* Begin Dataset content *

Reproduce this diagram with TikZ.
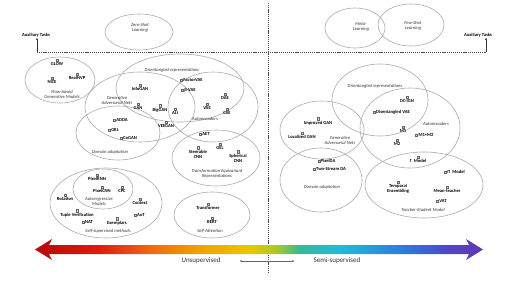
\documentclass[tikz,border=0pt]{standalone}
\usepackage{fontspec}
\setmainfont{Carlito}
\usetikzlibrary{arrows.meta}

\definecolor{barA}{HTML}{B80808}
\definecolor{barB}{HTML}{DD1A10}
\definecolor{barC}{HTML}{F06A10}
\definecolor{barD}{HTML}{F2A200}
\definecolor{barE}{HTML}{E6C800}
\definecolor{barF}{HTML}{A8C828}
\definecolor{barG}{HTML}{38B898}
\definecolor{barH}{HTML}{20BCD8}
\definecolor{barI}{HTML}{2A80E0}
\definecolor{barJ}{HTML}{5046CC}
\definecolor{barK}{HTML}{6236AE}
% the path is fitted to the 25bp--75bp part of the shading
\pgfdeclarehorizontalshading{spectrum}{100bp}{color(0bp)=(barA); color(25bp)=(barA); color(32bp)=(barB); color(38bp)=(barC); color(43.5bp)=(barD); color(49bp)=(barE); color(52bp)=(barF); color(54.5bp)=(barG); color(59bp)=(barH); color(65.5bp)=(barI); color(71bp)=(barJ); color(75bp)=(barK); color(100bp)=(barK)}

\newcommand{\itemfont}{\fontsize{4.6}{5}\selectfont\bfseries}
\newcommand{\groupfont}{\fontsize{4.6}{5.1}\selectfont\itshape}

\begin{document}
\begin{tikzpicture}[x=1pt, y=-1pt, >={Latex[length=2.5pt]},
	every node/.style={inner sep=0.3pt},
	grp/.style={draw=black!33, line width=0.6pt},
	doc/.style={draw=black!60, fill=black!15, minimum width=2pt, minimum height=2.6pt, inner sep=0pt, line width=0.25pt},
	item/.style={font=\itemfont, align=center, label={[doc]above:{}}},
	itemL/.style={font=\itemfont, align=center, label={[doc]left:{}}},
	tag/.style={font=\groupfont, text=black!80, align=center},
	sep/.style={black!70, line width=0.4pt, dash pattern=on 1.2pt off 0.9pt},
	label distance=0.4pt]
	\useasboundingbox (0,0) rectangle (513,281);

	% split between the two halves
	\draw[sep] (268,3) -- (268,272);
	\node[font=\fontsize{4.6}{5}\selectfont\bfseries] (auxL) at (36,35) {Auxiliary Tasks};
	\node[font=\fontsize{4.6}{5}\selectfont\bfseries] (auxR) at (478,35) {Auxiliary Tasks};
	\coordinate (cL) at (37,52);
	\coordinate (cR) at (486,52);
	\draw[sep] (cL) -- (cR);
	\draw[->, black!80, line width=0.4pt] (cL) -- (cL |- auxL.south);
	\draw[->, black!80, line width=0.4pt] (cR) -- (cR |- auxR.south);

	% unsupervised groups
	\draw[grp] (139,32) ellipse [x radius=34, y radius=18];
	\draw[grp] (60,80) ellipse [x radius=35, y radius=23];
	\draw[grp] (180,88) ellipse [x radius=64, y radius=34];
	\draw[grp] (140,107) ellipse [x radius=55, y radius=35];
	\draw[grp] (118,133) ellipse [x radius=42, y radius=27];
	\draw[grp] (213,107) ellipse [x radius=45, y radius=35];
	\draw[grp] (216,158) ellipse [x radius=44, y radius=28];
	\draw[grp] (212,215) ellipse [x radius=38, y radius=23];
	\draw[grp] (106,203) ellipse [x radius=56, y radius=35];
	\draw[grp] (103,189) ellipse [x radius=30, y radius=20];

	\node[tag] (zero) at (140,28) {Zero-Shot\\Learning};
	\node[tag] (flow) at (62,94) {Flow-based\\Generative Models};
	\node[item] (glow) at (57,64) {GLOW};
	\node[item] (realnvp) at (77,78) {RealNVP};
	\node[item] (nice) at (52,82) {NICE};

	\node[tag] (disL) at (172,70) {Disentangled representations};
	\node[item] (infogan) at (140,89) {InfoGAN};
	\node[itemL] (factorvae) at (193,80) {FactorVAE};
	\node[itemL] (betavae) at (190,90) {β-VAE};

	\node[tag] (ganL) at (117,100) {Generative\\Adversarial Nets};
	\node[item] (gan) at (138,108) {GAN};
	\node[item] (biggan) at (160,110) {BigGAN};
	\node[item] (ali) at (175,113) {ALI};
	\node[item] (veegan) at (166,126) {VEEGAN};

	\node[tag] (domL) at (110,152) {Domain adaptation};
	\node[itemL] (adda) at (122,120) {ADDA};
	\node[itemL] (grl) at (115,130) {GRL};
	\node[itemL] (cogan) at (130,138) {CoGAN};

	\node[tag] (aeL) at (205,119) {Autoencoders};
	\node[item] (vae) at (207,108) {VAE};
	\node[item] (dae) at (225,98) {DAE};
	\node[item] (cae) at (227,113) {CAE};
	\node[itemL] (aet) at (206,134) {AET};

	\node[tag] (teq) at (217,174) {Transformation Equivariant\\Representations};
	\node[item] (steer) at (198,154) {Steerable\\CNN};
	\node[item] (gel) at (220,148) {GEL};
	\node[item] (spher) at (238,158) {Spherical\\CNN};

	\node[tag] (att) at (210,231) {Self-Attention};
	\node[item] (transf) at (208,208) {Transformer};
	\node[item] (bert) at (212,222) {BERT};

	\node[tag] (selfsup) at (108,231) {Self-supervised methods};
	\node[tag] (autoreg) at (99,201) {Autoregressive\\Models};
	\node[item] (pixrnn) at (97,179) {PixelRNN};
	\node[item] (pixcnn) at (102,191) {PixelCNN};
	\node[item] (cpc) at (122,191) {CPC};
	\node[item] (rot) at (65,199) {Rotation};
	\node[item] (ctx) at (140,203) {Context};
	\node[item] (tuple) at (77,215) {Tuple Verification};
	\node[itemL] (aot) at (141,215) {AoT};
	\node[itemL] (nat) at (89,222) {NAT};
	\node[item] (exem) at (117,223) {Exemplars};

	% semi-supervised groups
	\draw[grp] (355,28) ellipse [x radius=30, y radius=20];
	\draw[grp] (411,25) ellipse [x radius=33, y radius=21];
	\draw[grp] (380,100) ellipse [x radius=48, y radius=36];
	\draw[grp] (322,130) ellipse [x radius=42, y radius=29];
	\draw[grp] (321,180) ellipse [x radius=41, y radius=32];
	\draw[grp] (410,128) ellipse [x radius=50, y radius=40];
	\draw[grp] (424,185) ellipse [x radius=59, y radius=33];

	\node[tag] (meta) at (361,27) {Meta-\\Learning};
	\node[tag] (fewshot) at (413,26) {Few-Shot\\Learning};

	\node[tag] (disR) at (375,86) {Disentangled representations};
	\node[item] (dcign) at (407,101) {DC-IGN};
	\node[itemL] (disvae) at (393,112) {Disentangled VAE};

	\node[tag] (ganR) at (340,140) {Generative\\Adversarial Nets};
	\node[item] (impgan) at (318,123) {Improved GAN};
	\node[item] (locgan) at (302,137) {Localized GAN};

	\node[tag] (domR) at (322,187) {Domain adaptation};
	\node[itemL] (pixda) at (328,161) {PixelDA};
	\node[itemL] (twoda) at (331,169) {Two-Stream DA};

	\node[tag] (aeR) at (436,124) {Autoencoders};
	\node[item] (mone) at (403,131) {M1};
	\node[itemL] (monetwo) at (426,135) {M1+M2};
	\node[item] (mtwo) at (397,144) {M2};
	\node[item] (gamma) at (418,161) {Γ\ \ Model};

	\node[tag] (ts) at (423,210) {Teacher-Student Model};
	\node[itemL] (pimod) at (456,172) {Π\ \ Model};
	\node[item] (temporal) at (398,189) {Temporal\\Ensembling};
	\node[item] (mteach) at (447,191) {Mean-teacher};
	\node[itemL] (vat) at (443,201) {VAT};

	% supervision scale
	\shade[shading=spectrum] (35,249.5) -- (52,239) -- (49,245) -- (469,245) -- (466,239) -- (483,249.5)
		-- (466,260) -- (469,254) -- (49,254) -- (52,260) -- cycle;
	\node[font=\fontsize{7}{8}\selectfont, text=black!80] (unsup) at (201,261) {Unsupervised};
	\node[font=\fontsize{7}{8}\selectfont, text=black!80] (semi) at (337,261) {Semi-supervised};
	\coordinate (tl) at (241,261);
	\coordinate (tr) at (293,261);
	\draw[black!60, line width=0.3pt] (tl) -- (tr);
	\fill[black!70] (tl) circle (0.9);
	\fill[black!70] (tr) circle (0.9);
\end{tikzpicture}
\end{document}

* End Dataset content *

### Objective
Print, exactly as written, the lines above from the first one to the one containing "(0,0) rectangle (513,281);". Leave out pictures.

### The response
Reproduce this diagram with TikZ.
\documentclass[tikz,border=0pt]{standalone}
\usepackage{fontspec}
\setmainfont{Carlito}
\usetikzlibrary{arrows.meta}

\definecolor{barA}{HTML}{B80808}
\definecolor{barB}{HTML}{DD1A10}
\definecolor{barC}{HTML}{F06A10}
\definecolor{barD}{HTML}{F2A200}
\definecolor{barE}{HTML}{E6C800}
\definecolor{barF}{HTML}{A8C828}
\definecolor{barG}{HTML}{38B898}
\definecolor{barH}{HTML}{20BCD8}
\definecolor{barI}{HTML}{2A80E0}
\definecolor{barJ}{HTML}{5046CC}
\definecolor{barK}{HTML}{6236AE}
% the path is fitted to the 25bp--75bp part of the shading
\pgfdeclarehorizontalshading{spectrum}{100bp}{color(0bp)=(barA); color(25bp)=(barA); color(32bp)=(barB); color(38bp)=(barC); color(43.5bp)=(barD); color(49bp)=(barE); color(52bp)=(barF); color(54.5bp)=(barG); color(59bp)=(barH); color(65.5bp)=(barI); color(71bp)=(barJ); color(75bp)=(barK); color(100bp)=(barK)}

\newcommand{\itemfont}{\fontsize{4.6}{5}\selectfont\bfseries}
\newcommand{\groupfont}{\fontsize{4.6}{5.1}\selectfont\itshape}

\begin{document}
\begin{tikzpicture}[x=1pt, y=-1pt, >={Latex[length=2.5pt]},
	every node/.style={inner sep=0.3pt},
	grp/.style={draw=black!33, line width=0.6pt},
	doc/.style={draw=black!60, fill=black!15, minimum width=2pt, minimum height=2.6pt, inner sep=0pt, line width=0.25pt},
	item/.style={font=\itemfont, align=center, label={[doc]above:{}}},
	itemL/.style={font=\itemfont, align=center, label={[doc]left:{}}},
	tag/.style={font=\groupfont, text=black!80, align=center},
	sep/.style={black!70, line width=0.4pt, dash pattern=on 1.2pt off 0.9pt},
	label distance=0.4pt]
	\useasboundingbox (0,0) rectangle (513,281);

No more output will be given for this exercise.